Candidate Party Votes % Swing Redist
Robert Cavallucci Liberal National 12,042 41.8 -6.9 41.5
Grace Grace Labor 10,590 36.8 +3.1 36.4
Kirsten Lovejoy Greens 5,355 18.6 +3.3 19.3
Kai Jones Independent 815 2.8 +0.5 2.6
Others 0.1
Informal 481 1.6

2015 two-party-preferred result

Candidate Party Votes % Swing Redist
Grace Grace Labor 14,334 53.3 +8.1 53.1
Robert Cavallucci Liberal National 12,584 46.7 -8.1 46.5
Exhausted 1,884 6.5

Booth breakdown

Booths in McConnel have been divided into three areas: centre, north and New Farm.

The ALP won a majority of the two-party-preferred vote in all three areas, ranging from 52% in New Farm to 60% in the north.

The Greens vote ranged from 19% in New Farm to 22.8% in the north.

Voter group GRN prim % ALP 2PP % Total votes % of votes
New Farm 19.1 52.1 6,732 27.6
North 22.8 60.4 3,755 15.4
Central 22.5 56.4 2,071 8.5
Other votes 17.8 51.6 11,827 48.5

Election results in McConnel at the 2015 QLD state election
Click on the ‘visible layers’ box to toggle between two-party-preferred votes and Greens primary votes.

18 COMMENTS

  1. A very high labor vote given that the electorate contains the most expensive suburbs in Brisbane which you would think would favor the LNP.

  2. Labor bringing in compulsory preferential voting during the late hours of the night was to make sure they held seats like this with decent primary votes for the Greens. If Labor can’t hold this seat with the changes they themselves brought in, what a terrible backfire. You’d think the Greens vote would go up here this time re Adani and you’d have to think above 70 percent would go Labor second since they have to now fill in all the boxes? I doubt One Nation will waste their time here, they’d have little friends in this seat.

  3. Labor are under serious threat in this seat from the Greens. If a quarter of Labor voters flip due to Adani then Labor will be excluded.

    There are 3 Green placards with 200 metres on Kelvin Grove Road already, didn’t see any for other parties.

  4. I see Labor retain this seat. I know the LNP talk about being a chance, but I really doubt the LNP will take any of Labor’s Brisbane marginals and will be more concerned about holding their own marginals in Brisbane.

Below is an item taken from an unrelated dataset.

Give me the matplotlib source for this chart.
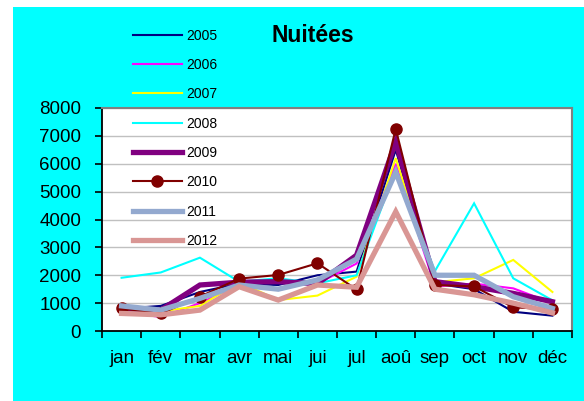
import matplotlib
matplotlib.use("Agg")
import matplotlib.pyplot as plt
from matplotlib.patches import Rectangle
from matplotlib.ticker import MultipleLocator, FixedLocator

plt.rcParams['font.family'] = ['Liberation Sans', 'DejaVu Sans']

months = ["jan", "fév", "mar", "avr", "mai", "jui", "jul", "aoû", "sep", "oct", "nov", "déc"]
years = ["2005", "2006", "2007", "2008", "2009", "2010", "2011", "2012"]

v2005 = [800, 900, 1400, 1700, 1650, 2000, 2130, 6500, 1700, 1500, 690, 550]
v2006 = [700, 500, 1000, 1650, 1800, 1700, 2420, 6000, 1600, 1700, 1530, 1000]
v2007 = [750, 700, 900, 1750, 1110, 1270, 1950, 6200, 1750, 1890, 2550, 1400]
v2008 = [1910, 2100, 2630, 1770, 1890, 1710, 2000, 5800, 2150, 4580, 1890, 1100]
v2009 = [800, 750, 1650, 1750, 1770, 1700, 2720, 6790, 1770, 1590, 1350, 1050]
v2010 = [810, 630, 1230, 1880, 2010, 2430, 1490, 7250, 1650, 1600, 850, 780]
v2011 = [900, 750, 1170, 1650, 1500, 1830, 2580, 5700, 2000, 2000, 1230, 810]
v2012 = [630, 580, 750, 1590, 1110, 1650, 1570, 4280, 1500, 1300, 1000, 650]

series = [v2005, v2006, v2007, v2008, v2009, v2010, v2011, v2012]
colors = ["#000080", "#FF00FF", "#FFFF00", "#00FFFF", "#800080", "#800000", "#93A9CF", "#D99694"]
widths = [1.5, 1.5, 1.5, 1.5, 3.8, 1.5, 3.8, 3.8]
markers = [None, None, None, None, None, "o", None, None]

W, H = 584, 401
fig = plt.figure(figsize=(W / 100, H / 100), dpi=100)
fig.patch.set_facecolor("white")
fig.patches.append(Rectangle((13 / W, 0), 1 - 13 / W, 1 - 7 / H, transform=fig.transFigure,
                             facecolor="#00FFFF", edgecolor="none", zorder=-10))

left, right, top, bottom = 102, 572, 108, 331
ax = fig.add_axes([left / W, 1 - bottom / H, (right - left) / W, (bottom - top) / H])
ax.set_zorder(1)
ax.set_facecolor("white")

x = list(range(len(months)))
for yr, vals, c, lw, m in zip(years, series, colors, widths, markers):
    ax.plot(x, vals, color=c, lw=lw, marker=m, markersize=8 if m else 0,
            markerfacecolor=c, markeredgecolor=c, label=yr, solid_joinstyle="miter", zorder=3)

ax.set_xlim(-0.5, len(months) - 0.5)
ax.set_ylim(0, 8000)
ax.yaxis.set_major_locator(MultipleLocator(1000))
ax.grid(axis="y", color="#C0C0C0", lw=1.0, zorder=1)
ax.set_axisbelow(True)

ax.set_xticks(x)
ax.set_xticklabels(months)
ax.xaxis.set_minor_locator(FixedLocator([i - 0.5 for i in range(len(months) + 1)]))
ax.tick_params(axis="x", which="major", length=0, pad=13.5, labelsize=13.5)
ax.tick_params(axis="x", which="minor", length=5, width=1.2, color="black", direction="out")
ax.tick_params(axis="y", length=5, width=1.2, direction="out", pad=10, labelsize=13.5)

for s in ["left", "bottom"]:
    ax.spines[s].set_color("black")
    ax.spines[s].set_linewidth(1.3)
for s in ["top", "right"]:
    ax.spines[s].set_color("#808080")
    ax.spines[s].set_linewidth(1.5)

fig.text(313 / W, 1 - 35 / H, "Nuitées", fontsize=16.5, fontweight="bold", ha="center", va="center")

leg = fig.legend(loc="upper left", bbox_to_anchor=(133 / W, 1 - 28.5 / H), frameon=False,
                 fontsize=10, handlelength=3.5, handletextpad=0.35, labelspacing=1.105,
                 borderpad=0, borderaxespad=0)
leg.set_zorder(5)

fig.savefig("out.png", dpi=100, facecolor=fig.get_facecolor())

    The suggestion from Bennee “it’s under serious threat” from the Greens is overstating it. Labor is more concerned with the LNP then the Greens in this seat. Greens odds on Sportsbet in this seat are at $7.50 hardly earth shattering.

  5. Labor can’t lose this seat to the LNP. 6.5% exhausted at the last election, with compulsory preferences the ALP margin is more likely +6% then +3%.

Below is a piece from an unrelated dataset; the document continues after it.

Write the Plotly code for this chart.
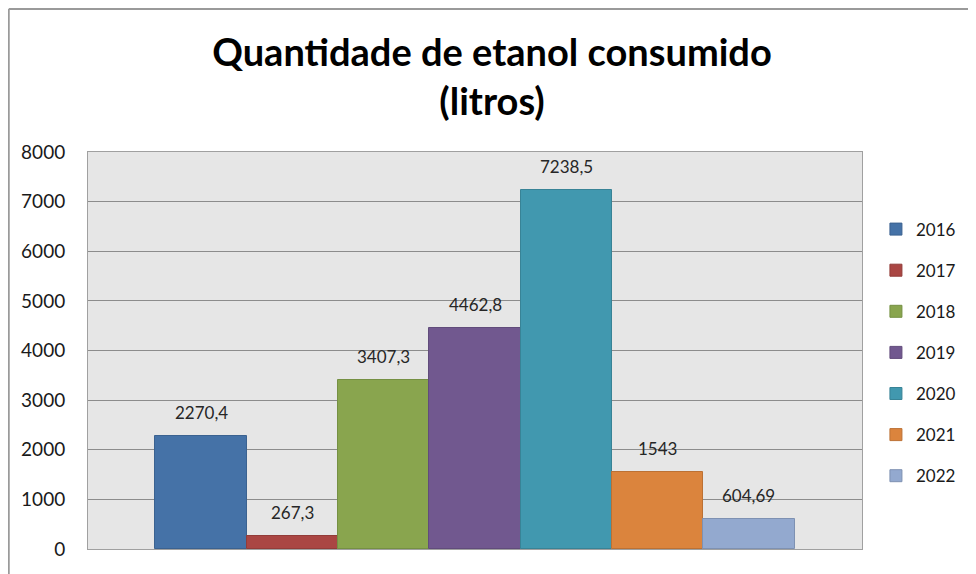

    The bookies can offer what they like, I think a quarter of inner city ALP voters going Green in protest over Adani is not that unlikely at all, and if that were to happen the ALP would be excluded.

  6. My seat.. this campaign or lack there of has confused me locally. Sitting MP not really seen during campaign, lnp trying but not punching through – seems to be of their radar, green candidate everywhere but I really can’t see her message reasonating with the community which is becoming very blue chip. The local LNP councillor is extremely popular and held her vote at last council election and turns up to the opening of envelopes, the federal MP recorded a swing towards him at last years election despite only being a new candidate and a liberal at a poll where there were big swings against Turnbull. In my view area is becoming more LNP friendly and a extension of neighbouring Clayfield but Labor’s lack of campaigning indictates to me they are very confident of winning. Grace Grace is well know but is that enough? This will be one to watch and it will be interesting to see what happens. I do think Greens are really talking themselves up – candidate ran at both last council election and federal and said she would win – she didn’t improve vote.

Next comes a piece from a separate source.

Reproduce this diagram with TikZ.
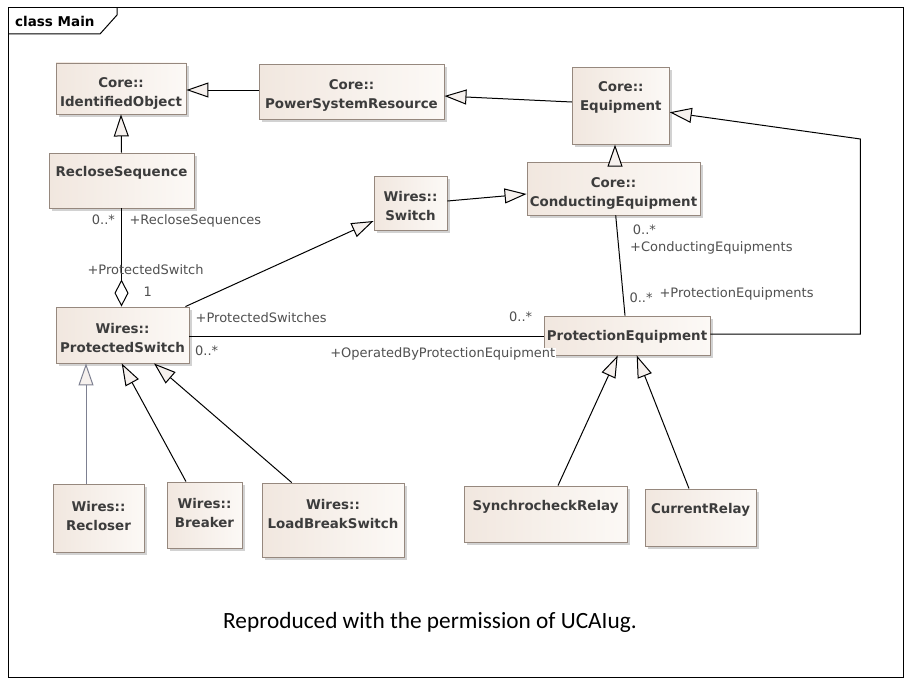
\documentclass[tikz,border=0pt]{standalone}
\usepackage{fontspec}
\setmainfont{DejaVu Sans}
\newfontfamily\capfont{Carlito}
\usetikzlibrary{arrows.meta,shadows,calc}
\definecolor{boxA}{RGB}{241,231,223}
\definecolor{boxB}{RGB}{252,249,246}
\definecolor{boxE}{RGB}{150,136,126}
\definecolor{txtC}{RGB}{60,60,60}
\definecolor{lblC}{RGB}{80,80,80}
\definecolor{triF}{RGB}{246,241,238}
\definecolor{greyL}{RGB}{125,128,145}
\tikzset{
 cls/.style={draw=boxE, line width=0.9pt, left color=boxA, right color=boxB,
   drop shadow={shadow xshift=2.5pt, shadow yshift=-2.5pt, fill=black!35, opacity=0.5}, inner sep=0},
 ctext/.style={font=\fontsize{13.4}{19}\selectfont\bfseries, text=txtC, align=center, inner sep=0},
 role/.style={font=\fontsize{13}{16}\selectfont, text=lblC, inner sep=0, anchor=west, text height=9.5pt, text depth=2.5pt},
 conn/.style={line width=1pt, draw=black},
 gen/.style={conn, -{Triangle[length=22pt,width=15pt,fill=triF,line width=1pt]}},
 geng/.style={line width=1pt, draw=greyL, -{Triangle[length=22pt,width=15pt,fill=triF,line width=1pt]}},
 agg/.style={conn, -{Diamond[length=27pt,width=14pt,fill=white,line width=1pt]}},
 frm/.style={line width=1pt, draw=black},
}
\begin{document}
\begin{tikzpicture}[x=1pt,y=-1pt]
\useasboundingbox[fill=white] (0,0) rectangle (912,685);
% frame
\node[frm, minimum width=895, minimum height=669, inner sep=0] (frame) at (455.5,342.5) {};
\draw[frm] (8,34) -- (100,34) -- (117,15) -- (117,8);
\node[font=\fontsize{13.5}{16}\selectfont\bfseries, anchor=west, inner sep=0] (title) at (15,21) {class Main};

% classes
\node[cls, minimum width=130, minimum height=51] (io) at (121,88.5) {};
\node[ctext] (io-t) at (121,93.5) {Core::\\IdentifiedObject};
\node[cls, minimum width=185, minimum height=55] (psr) at (351.5,91.5) {};
\node[ctext] (psr-t) at (351.5,95) {Core::\\PowerSystemResource};
\node[cls, minimum width=97, minimum height=77] (eq) at (620.8,105.7) {};
\node[ctext] (eq-t) at (620.8,97.8) {Core::\\Equipment};
\node[cls, minimum width=145, minimum height=55] (rs) at (121.5,180.5) {};
\node[ctext] (rs-t) at (121.5,173.3) {RecloseSequence};
\node[cls, minimum width=73, minimum height=54] (sw) at (410.5,203) {};
\node[ctext] (sw-t) at (410.5,206) {Wires::\\Switch};
\node[cls, minimum width=173, minimum height=53] (ce) at (613.5,188.5) {};
\node[ctext] (ce-t) at (613.5,193.5) {Core::\\ConductingEquipment};
\node[cls, minimum width=133, minimum height=56] (ps) at (122.5,335) {};
\node[ctext] (ps-t) at (122.5,337.5) {Wires::\\ProtectedSwitch};
\node[cls, minimum width=166, minimum height=39] (pe) at (627,335.5) {};
\node[ctext] (pe-t) at (627,337) {ProtectionEquipment};
\node[cls, minimum width=91, minimum height=68] (rec) at (98.5,518) {};
\node[ctext] (rec-t) at (98.5,515.5) {Wires::\\Recloser};
\node[cls, minimum width=75, minimum height=66] (br) at (204.5,515) {};
\node[ctext] (br-t) at (204.5,512.5) {Wires::\\Breaker};
\node[cls, minimum width=142, minimum height=74] (lbs) at (333,520) {};
\node[ctext] (lbs-t) at (333,513.5) {Wires::\\LoadBreakSwitch};
\node[cls, minimum width=163, minimum height=56] (scr) at (545.5,514) {};
\node[ctext] (scr-t) at (545.5,507) {SynchrocheckRelay};
\node[cls, minimum width=111, minimum height=57] (cr) at (700.5,517.5) {};
\node[ctext] (cr-t) at (700.5,510) {CurrentRelay};

% connectors
\draw[gen] ($(psr.west)+(0,-1.5)$) -- ($(io.east)+(0,1.5)$);
\draw[gen] ($(eq.west)+(0,-3.7)$) -- ($(psr.east)+(0,4.5)$);
\draw[gen] ($(ce.north)+(1.5,0)$) -- ($(eq.south)+(-5.8,0)$);
\draw[gen] ($(sw.east)+(0,-2)$) -- ($(ce.west)+(0,5.5)$);
\draw[gen] ($(ps.north east)+(-4,0)$) -- ($(sw.west)+(0,18)$);
\draw[gen] (rs.north) -- (io.south);
\draw[agg] (rs.south) -- (rs.south |- ps.north);
\draw[conn] ($(ps.east)+(0,1.5)$) -- ($(pe.west)+(0,1)$);
\draw[conn] ($(ce.south)+(2.2,0)$) -- ($(pe.north)+(-2,0)$);
\draw[gen] ($(pe.east)+(0,-1.5)$) -- ++(150,0) -- ++(0,-195) -- ($(eq.east)+(0,6.6)$);
\draw[geng] ($(rec.north)+(-12.5,0)$) -- ($(ps.south)+(-36.5,0)$);
\draw[gen] ($(br.north)+(-18.5,0)$) -- ($(ps.south)+(-0.8,0)$);
\draw[gen] ($(lbs.north)+(-41.3,0)$) -- ($(ps.south)+(31.5,0)$);
\draw[gen] ($(scr.north)+(12.5,0)$) -- ($(pe.south)+(-9.3,0)$);
\draw[gen] ($(cr.north)+(-11.5,0)$) -- ($(pe.south)+(9.7,0)$);

% role labels
\node[role] (l1) at (91.7,221) {0..*};
\node[role] (l2) at (129.3,221) {+RecloseSequences};
\node[role] (l3) at (87.3,270.7) {+ProtectedSwitch};
\node[role] (l4) at (143.3,293) {1};
\node[role] (l5) at (195.5,319) {+ProtectedSwitches};
\node[role] (l6) at (195,351.7) {0..*};
\node[role] (l7) at (509,317.5) {0..*};
\node[role, fill=white, anchor=east, inner xsep=0.5pt] (l8) at (556,354) {+OperatedByProtectionEquipment};
\node[role] (l9) at (632.7,231) {0..*};
\node[role] (l10) at (630,248) {+ConductingEquipments};
\node[role] (l11) at (629.3,299) {0..*};
\node[role] (l12) at (659.3,294) {+ProtectionEquipments};

% caption
\node[font=\capfont\fontsize{23.3}{28}\selectfont, anchor=west, inner sep=0] (cap) at (223,622) {Reproduced with the permission of UCAIug.};
\end{tikzpicture}
\end{document}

  7. I think LNP primary will hold up well here, but as noted compulsory preferences should boost the Labor margin. The real question is whether the Greens eat into Labor’s primary or even finisg second. If its tight between those two maybe preference leakage gives the LNP hope.

    That said a Labor retain, with slightly reduced margin

  8. BV “Greens are really talking themselves up – candidate ran at both last council election and federal and said she would win – she didn’t improve vote”

    March 2016 Central Ward election Kirsten Lovejoy got 22.5% (+4.1% swing from 2012 BCC election)

    July 2016 Division of Brisbane election Kirsten Lovejoy got 19.4% (+5.1% swing from 2013 federal election)

    In this election I’d guess she needs something like ~27% (+7% swing from 2012 QLD state election) to exclude the ALP and win on preferences.

  9. Queensland Oberserver – I think you are spot on that the LNP primary vote will hold up – and I would go further and suggest it will increase in the New Farm / Teneriffe area where they tanked at last state election.

    Bennee – Greens came very close to Labor vote at last Council election and could be in with a shot in overtaking especially if their vote increases in their ‘heartland’ area of Spring Hill.

    The LNP will win on primaries I imagine (not that that helped them last time) but preferences will obviously determine winner. Either of the three could win at this stage. Interesting take from 2016 federal was LNP did win in this area comfortably with full preferential voting.